** Material **

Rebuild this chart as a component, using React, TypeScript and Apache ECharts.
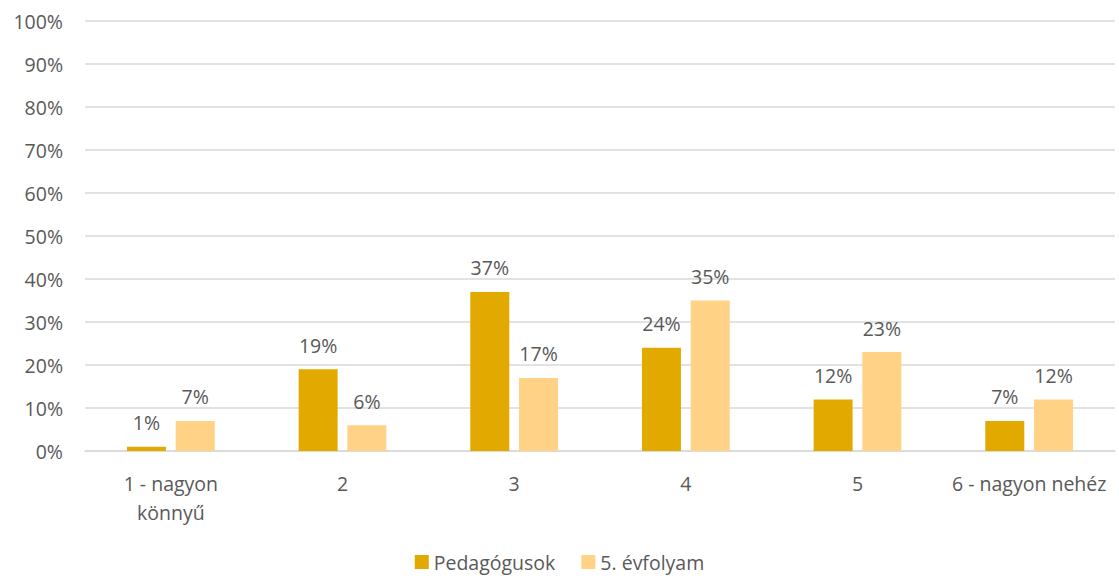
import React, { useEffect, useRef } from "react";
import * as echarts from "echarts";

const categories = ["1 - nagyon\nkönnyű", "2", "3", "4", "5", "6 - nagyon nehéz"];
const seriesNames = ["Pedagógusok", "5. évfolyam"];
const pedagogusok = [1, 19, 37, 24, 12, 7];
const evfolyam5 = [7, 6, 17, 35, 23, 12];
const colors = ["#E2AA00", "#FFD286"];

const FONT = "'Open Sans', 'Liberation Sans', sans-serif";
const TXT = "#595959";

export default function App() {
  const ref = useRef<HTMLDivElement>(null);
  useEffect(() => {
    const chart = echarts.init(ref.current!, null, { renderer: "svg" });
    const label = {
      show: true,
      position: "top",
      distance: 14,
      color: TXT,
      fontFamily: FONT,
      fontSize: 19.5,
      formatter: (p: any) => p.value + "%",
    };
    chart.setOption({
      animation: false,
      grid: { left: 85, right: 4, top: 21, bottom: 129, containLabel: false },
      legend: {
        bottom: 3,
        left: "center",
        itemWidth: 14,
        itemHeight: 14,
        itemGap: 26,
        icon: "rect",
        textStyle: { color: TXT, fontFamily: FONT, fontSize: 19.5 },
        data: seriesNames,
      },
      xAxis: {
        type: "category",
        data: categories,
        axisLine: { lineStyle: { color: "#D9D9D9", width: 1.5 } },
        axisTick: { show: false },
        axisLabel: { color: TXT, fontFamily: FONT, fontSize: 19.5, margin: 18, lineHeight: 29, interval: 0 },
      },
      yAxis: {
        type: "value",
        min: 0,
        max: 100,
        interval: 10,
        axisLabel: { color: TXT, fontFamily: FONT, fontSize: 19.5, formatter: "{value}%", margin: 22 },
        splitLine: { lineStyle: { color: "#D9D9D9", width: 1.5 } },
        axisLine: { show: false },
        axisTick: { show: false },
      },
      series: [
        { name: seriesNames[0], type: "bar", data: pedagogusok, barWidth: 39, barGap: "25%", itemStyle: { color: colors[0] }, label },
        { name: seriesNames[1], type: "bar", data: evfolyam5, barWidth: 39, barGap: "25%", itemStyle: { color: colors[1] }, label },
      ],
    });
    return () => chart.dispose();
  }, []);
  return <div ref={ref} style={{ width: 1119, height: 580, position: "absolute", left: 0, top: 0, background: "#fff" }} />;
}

** Stated goal **
Transcribe the full listing above exactly, with the images removed.

** Exercise answer **
Rebuild this chart as a component, using React, TypeScript and Apache ECharts.
import React, { useEffect, useRef } from "react";
import * as echarts from "echarts";

const categories = ["1 - nagyon\nkönnyű", "2", "3", "4", "5", "6 - nagyon nehéz"];
const seriesNames = ["Pedagógusok", "5. évfolyam"];
const pedagogusok = [1, 19, 37, 24, 12, 7];
const evfolyam5 = [7, 6, 17, 35, 23, 12];
const colors = ["#E2AA00", "#FFD286"];

const FONT = "'Open Sans', 'Liberation Sans', sans-serif";
const TXT = "#595959";

export default function App() {
  const ref = useRef<HTMLDivElement>(null);
  useEffect(() => {
    const chart = echarts.init(ref.current!, null, { renderer: "svg" });
    const label = {
      show: true,
      position: "top",
      distance: 14,
      color: TXT,
      fontFamily: FONT,
      fontSize: 19.5,
      formatter: (p: any) => p.value + "%",
    };
    chart.setOption({
      animation: false,
      grid: { left: 85, right: 4, top: 21, bottom: 129, containLabel: false },
      legend: {
        bottom: 3,
        left: "center",
        itemWidth: 14,
        itemHeight: 14,
        itemGap: 26,
        icon: "rect",
        textStyle: { color: TXT, fontFamily: FONT, fontSize: 19.5 },
        data: seriesNames,
      },
      xAxis: {
        type: "category",
        data: categories,
        axisLine: { lineStyle: { color: "#D9D9D9", width: 1.5 } },
        axisTick: { show: false },
        axisLabel: { color: TXT, fontFamily: FONT, fontSize: 19.5, margin: 18, lineHeight: 29, interval: 0 },
      },
      yAxis: {
        type: "value",
        min: 0,
        max: 100,
        interval: 10,
        axisLabel: { color: TXT, fontFamily: FONT, fontSize: 19.5, formatter: "{value}%", margin: 22 },
        splitLine: { lineStyle: { color: "#D9D9D9", width: 1.5 } },
        axisLine: { show: false },
        axisTick: { show: false },
      },
      series: [
        { name: seriesNames[0], type: "bar", data: pedagogusok, barWidth: 39, barGap: "25%", itemStyle: { color: colors[0] }, label },
        { name: seriesNames[1], type: "bar", data: evfolyam5, barWidth: 39, barGap: "25%", itemStyle: { color: colors[1] }, label },
      ],
    });
    return () => chart.dispose();
  }, []);
  return <div ref={ref} style={{ width: 1119, height: 580, position: "absolute", left: 0, top: 0, background: "#fff" }} />;
}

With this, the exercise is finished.